[STATED GOAL]
All the data must come back unchanged, except that pictures are left out.

▬▬▬

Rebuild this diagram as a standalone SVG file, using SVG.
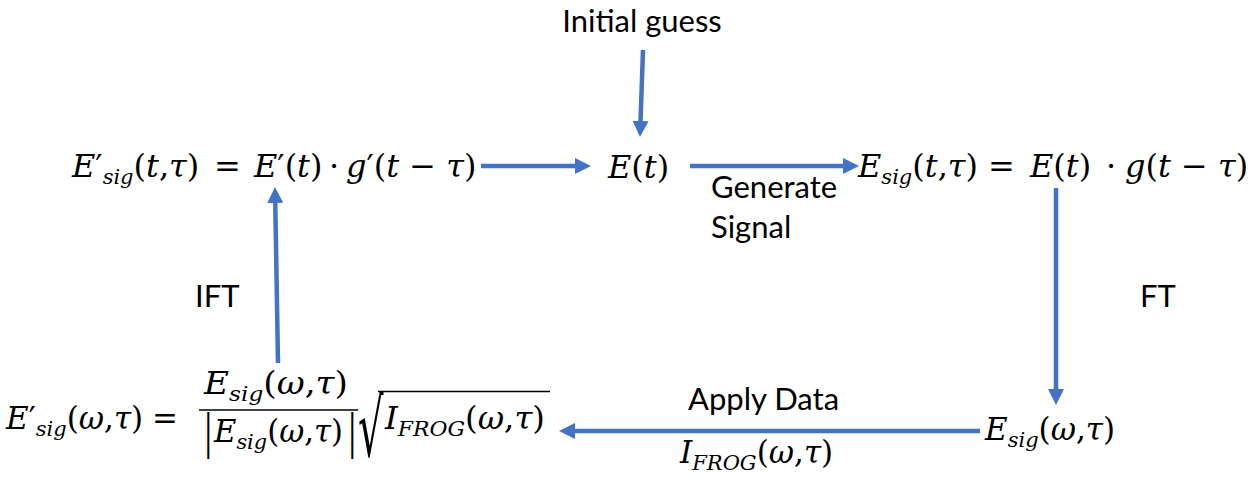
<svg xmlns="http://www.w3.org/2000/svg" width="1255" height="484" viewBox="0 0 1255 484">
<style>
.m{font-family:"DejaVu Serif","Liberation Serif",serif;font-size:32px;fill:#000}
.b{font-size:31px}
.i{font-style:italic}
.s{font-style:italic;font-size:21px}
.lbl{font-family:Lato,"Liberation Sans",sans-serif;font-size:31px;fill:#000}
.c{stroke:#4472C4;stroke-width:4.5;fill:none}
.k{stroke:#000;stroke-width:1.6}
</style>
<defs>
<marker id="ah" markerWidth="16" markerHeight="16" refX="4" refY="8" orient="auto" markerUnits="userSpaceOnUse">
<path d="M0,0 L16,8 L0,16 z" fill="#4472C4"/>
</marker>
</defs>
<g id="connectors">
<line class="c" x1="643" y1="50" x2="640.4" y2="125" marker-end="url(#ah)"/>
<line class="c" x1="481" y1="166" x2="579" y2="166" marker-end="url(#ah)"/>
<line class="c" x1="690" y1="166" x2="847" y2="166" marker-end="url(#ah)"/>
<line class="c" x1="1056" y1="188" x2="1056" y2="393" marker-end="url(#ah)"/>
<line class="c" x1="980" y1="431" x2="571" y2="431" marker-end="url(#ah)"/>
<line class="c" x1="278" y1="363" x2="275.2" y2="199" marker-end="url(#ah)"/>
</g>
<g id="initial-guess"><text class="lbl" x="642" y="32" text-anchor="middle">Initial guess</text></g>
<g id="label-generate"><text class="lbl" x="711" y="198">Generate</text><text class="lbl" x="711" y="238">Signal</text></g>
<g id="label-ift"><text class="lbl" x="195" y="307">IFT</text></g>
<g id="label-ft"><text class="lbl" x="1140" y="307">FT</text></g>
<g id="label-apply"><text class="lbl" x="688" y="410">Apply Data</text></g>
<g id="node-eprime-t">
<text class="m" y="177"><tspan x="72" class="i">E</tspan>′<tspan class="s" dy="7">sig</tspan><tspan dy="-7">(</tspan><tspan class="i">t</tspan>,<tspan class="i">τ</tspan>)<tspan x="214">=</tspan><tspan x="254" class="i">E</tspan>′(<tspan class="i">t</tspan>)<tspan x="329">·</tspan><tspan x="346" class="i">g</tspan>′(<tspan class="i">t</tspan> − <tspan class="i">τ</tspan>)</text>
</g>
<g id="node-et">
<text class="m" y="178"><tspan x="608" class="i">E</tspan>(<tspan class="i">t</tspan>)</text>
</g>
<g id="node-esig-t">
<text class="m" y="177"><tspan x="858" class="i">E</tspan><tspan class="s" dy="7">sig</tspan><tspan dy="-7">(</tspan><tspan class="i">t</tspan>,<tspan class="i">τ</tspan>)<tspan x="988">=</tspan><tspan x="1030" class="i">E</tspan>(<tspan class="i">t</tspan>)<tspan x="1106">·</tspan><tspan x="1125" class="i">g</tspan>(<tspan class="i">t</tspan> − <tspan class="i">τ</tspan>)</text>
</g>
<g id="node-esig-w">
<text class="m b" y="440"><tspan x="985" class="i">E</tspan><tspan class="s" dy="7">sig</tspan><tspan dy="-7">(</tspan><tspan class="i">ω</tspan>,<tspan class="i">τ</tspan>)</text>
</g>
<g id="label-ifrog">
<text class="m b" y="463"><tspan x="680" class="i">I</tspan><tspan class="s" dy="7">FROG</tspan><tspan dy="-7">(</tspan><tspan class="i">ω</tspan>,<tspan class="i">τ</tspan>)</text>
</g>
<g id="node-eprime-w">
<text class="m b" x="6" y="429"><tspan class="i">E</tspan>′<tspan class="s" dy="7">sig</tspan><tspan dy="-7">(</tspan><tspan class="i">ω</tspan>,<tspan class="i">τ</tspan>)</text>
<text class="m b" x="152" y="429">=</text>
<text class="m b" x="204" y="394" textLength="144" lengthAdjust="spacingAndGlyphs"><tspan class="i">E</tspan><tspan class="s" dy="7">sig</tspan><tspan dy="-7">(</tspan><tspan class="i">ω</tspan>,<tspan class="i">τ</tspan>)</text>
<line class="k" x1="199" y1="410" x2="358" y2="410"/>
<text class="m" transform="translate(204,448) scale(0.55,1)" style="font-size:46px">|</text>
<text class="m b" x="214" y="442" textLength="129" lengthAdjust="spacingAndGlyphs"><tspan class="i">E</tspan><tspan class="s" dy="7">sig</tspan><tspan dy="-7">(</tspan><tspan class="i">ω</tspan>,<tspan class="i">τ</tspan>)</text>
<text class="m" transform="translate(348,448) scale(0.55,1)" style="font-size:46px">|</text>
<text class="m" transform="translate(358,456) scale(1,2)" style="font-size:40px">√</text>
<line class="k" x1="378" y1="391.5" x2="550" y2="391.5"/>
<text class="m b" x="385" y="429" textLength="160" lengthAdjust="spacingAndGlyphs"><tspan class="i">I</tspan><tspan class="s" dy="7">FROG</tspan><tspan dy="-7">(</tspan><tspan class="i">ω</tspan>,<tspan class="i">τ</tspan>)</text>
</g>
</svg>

▬▬▬

[COMPLETED TASK]
Rebuild this diagram as a standalone SVG file, using SVG.
<svg xmlns="http://www.w3.org/2000/svg" width="1255" height="484" viewBox="0 0 1255 484">
<style>
.m{font-family:"DejaVu Serif","Liberation Serif",serif;font-size:32px;fill:#000}
.b{font-size:31px}
.i{font-style:italic}
.s{font-style:italic;font-size:21px}
.lbl{font-family:Lato,"Liberation Sans",sans-serif;font-size:31px;fill:#000}
.c{stroke:#4472C4;stroke-width:4.5;fill:none}
.k{stroke:#000;stroke-width:1.6}
</style>
<defs>
<marker id="ah" markerWidth="16" markerHeight="16" refX="4" refY="8" orient="auto" markerUnits="userSpaceOnUse">
<path d="M0,0 L16,8 L0,16 z" fill="#4472C4"/>
</marker>
</defs>
<g id="connectors">
<line class="c" x1="643" y1="50" x2="640.4" y2="125" marker-end="url(#ah)"/>
<line class="c" x1="481" y1="166" x2="579" y2="166" marker-end="url(#ah)"/>
<line class="c" x1="690" y1="166" x2="847" y2="166" marker-end="url(#ah)"/>
<line class="c" x1="1056" y1="188" x2="1056" y2="393" marker-end="url(#ah)"/>
<line class="c" x1="980" y1="431" x2="571" y2="431" marker-end="url(#ah)"/>
<line class="c" x1="278" y1="363" x2="275.2" y2="199" marker-end="url(#ah)"/>
</g>
<g id="initial-guess"><text class="lbl" x="642" y="32" text-anchor="middle">Initial guess</text></g>
<g id="label-generate"><text class="lbl" x="711" y="198">Generate</text><text class="lbl" x="711" y="238">Signal</text></g>
<g id="label-ift"><text class="lbl" x="195" y="307">IFT</text></g>
<g id="label-ft"><text class="lbl" x="1140" y="307">FT</text></g>
<g id="label-apply"><text class="lbl" x="688" y="410">Apply Data</text></g>
<g id="node-eprime-t">
<text class="m" y="177"><tspan x="72" class="i">E</tspan>′<tspan class="s" dy="7">sig</tspan><tspan dy="-7">(</tspan><tspan class="i">t</tspan>,<tspan class="i">τ</tspan>)<tspan x="214">=</tspan><tspan x="254" class="i">E</tspan>′(<tspan class="i">t</tspan>)<tspan x="329">·</tspan><tspan x="346" class="i">g</tspan>′(<tspan class="i">t</tspan> − <tspan class="i">τ</tspan>)</text>
</g>
<g id="node-et">
<text class="m" y="178"><tspan x="608" class="i">E</tspan>(<tspan class="i">t</tspan>)</text>
</g>
<g id="node-esig-t">
<text class="m" y="177"><tspan x="858" class="i">E</tspan><tspan class="s" dy="7">sig</tspan><tspan dy="-7">(</tspan><tspan class="i">t</tspan>,<tspan class="i">τ</tspan>)<tspan x="988">=</tspan><tspan x="1030" class="i">E</tspan>(<tspan class="i">t</tspan>)<tspan x="1106">·</tspan><tspan x="1125" class="i">g</tspan>(<tspan class="i">t</tspan> − <tspan class="i">τ</tspan>)</text>
</g>
<g id="node-esig-w">
<text class="m b" y="440"><tspan x="985" class="i">E</tspan><tspan class="s" dy="7">sig</tspan><tspan dy="-7">(</tspan><tspan class="i">ω</tspan>,<tspan class="i">τ</tspan>)</text>
</g>
<g id="label-ifrog">
<text class="m b" y="463"><tspan x="680" class="i">I</tspan><tspan class="s" dy="7">FROG</tspan><tspan dy="-7">(</tspan><tspan class="i">ω</tspan>,<tspan class="i">τ</tspan>)</text>
</g>
<g id="node-eprime-w">
<text class="m b" x="6" y="429"><tspan class="i">E</tspan>′<tspan class="s" dy="7">sig</tspan><tspan dy="-7">(</tspan><tspan class="i">ω</tspan>,<tspan class="i">τ</tspan>)</text>
<text class="m b" x="152" y="429">=</text>
<text class="m b" x="204" y="394" textLength="144" lengthAdjust="spacingAndGlyphs"><tspan class="i">E</tspan><tspan class="s" dy="7">sig</tspan><tspan dy="-7">(</tspan><tspan class="i">ω</tspan>,<tspan class="i">τ</tspan>)</text>
<line class="k" x1="199" y1="410" x2="358" y2="410"/>
<text class="m" transform="translate(204,448) scale(0.55,1)" style="font-size:46px">|</text>
<text class="m b" x="214" y="442" textLength="129" lengthAdjust="spacingAndGlyphs"><tspan class="i">E</tspan><tspan class="s" dy="7">sig</tspan><tspan dy="-7">(</tspan><tspan class="i">ω</tspan>,<tspan class="i">τ</tspan>)</text>
<text class="m" transform="translate(348,448) scale(0.55,1)" style="font-size:46px">|</text>
<text class="m" transform="translate(358,456) scale(1,2)" style="font-size:40px">√</text>
<line class="k" x1="378" y1="391.5" x2="550" y2="391.5"/>
<text class="m b" x="385" y="429" textLength="160" lengthAdjust="spacingAndGlyphs"><tspan class="i">I</tspan><tspan class="s" dy="7">FROG</tspan><tspan dy="-7">(</tspan><tspan class="i">ω</tspan>,<tspan class="i">τ</tspan>)</text>
</g>
</svg>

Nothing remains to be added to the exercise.